USS Allen M. Sumner (DD 692).
Had a twin, dual-purpose 5-inch/38 caliber gun mount been available in 1941, the US Navy’s next destroyer design after the Benson and Gleaves classes might well have incorporated it instead of five single mounts, attempted unsuccessfully in those classes though successful in the larger Fletcher class that followed.

The first 2,200-ton Allen M. Sumner-class hull was laid down at Bath Iron Works 24 May 1943, two weeks after that yard’s last Fletcher (a normal time interval within its Fletcher-class production schedule). Changeover was easy because the basic Fletcher propulsion machinery and hull were retained with only a 14-inch increase in beam and adoption of twin rudders for greater maneuverability.

In contrast to the eleven yards that built Fletchers, only six builders retooled for the new construction. Sixty-nine ships were ordered 7 August 1942, with one group of hull numbers assigned to each builder (a 70th, Bristol, DD 857, was numbered and ordered from Bethlehem, San Pedro as the first of its block of Gearings but completed as its last Sumner). As with the Fletchers, Federal Shipbuilding & Dry Dock Co. was assigned the low-numbered ships, DDs 692–709, and thus the lead ship of the class, Allen M. Sumner.

Federal, Bath and Bethlehem, Staten Island each launched their first Sumners only a month after their last Fletchers, again the normal production interval. As with the Fletchers, Bath was first to complete the changeover beginning with Barton (DD 722), commissioned 30 December 1943.

A strength of the Sumners was the enormous firepower that could be directed forward—four 5-inch barrels or even six at longer ranges, as the after mount could be trained forward to fire over the mast. Another strength was the layout of the engineering plant and the increase of generating capacity to 800kW plus 200kW standby diesels. As displacement rose, speed fell: on trials, Barton made 34.2 knots at 2,880 long tons.

An initially-perceived weakness was that they were bow-heavy—the effect of a dispersed 5-inch battery was more weight nearer the ends, making the bows slower to rise in comparison with the Fletchers. Another weakness was the original bridge structure, which proved cramped. Several ships were completed before a change was made to the bridge configuration; those with the earliest bridge design were refitted.

Fifty-eight Allen M. Sumners were completed as destroyers—55 of them (all except John W. Thomason, Buck and Henley) before the war ended. The other twelve were converted as fast minelayers, omitting torpedo tubes and fantail 20mm mounts in favor of rails for 120 mines, though they were never called upon to lay mines.

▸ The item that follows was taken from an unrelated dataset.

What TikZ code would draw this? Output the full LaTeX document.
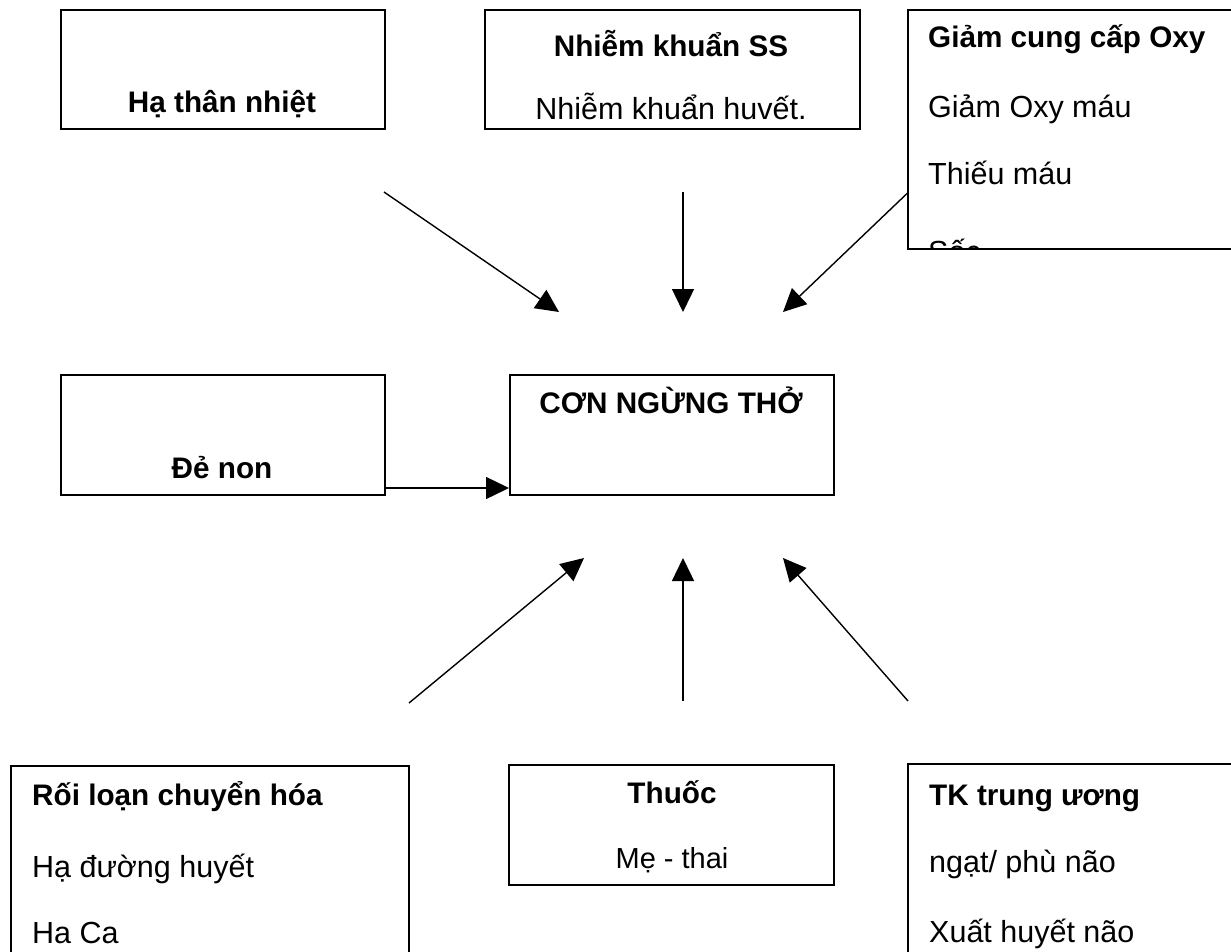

One division of Sumners served first in the Atlantic—including support of the D-day invasion, where Meredith was lost. Thereafter, they like the subsequent “long-hull” Gearings went to the Pacific where three more were lost—Cooper to a destroyer torpedo in Ormoc Bay (on the west coast of Leyte), and Mannert L. Abele and Drexler to suicide planes at Okinawa, where Hugh W. Hadley and minelayers J. William Ditter and Aaron Ward also were damaged beyond repair, leaving 63 ships available for postwar service.

Today, one Sumner is preserved—Laffey, the “ship that would not die”—at Patriots Point Naval & Maritime Museum, Mount Pleasant, South Carolina.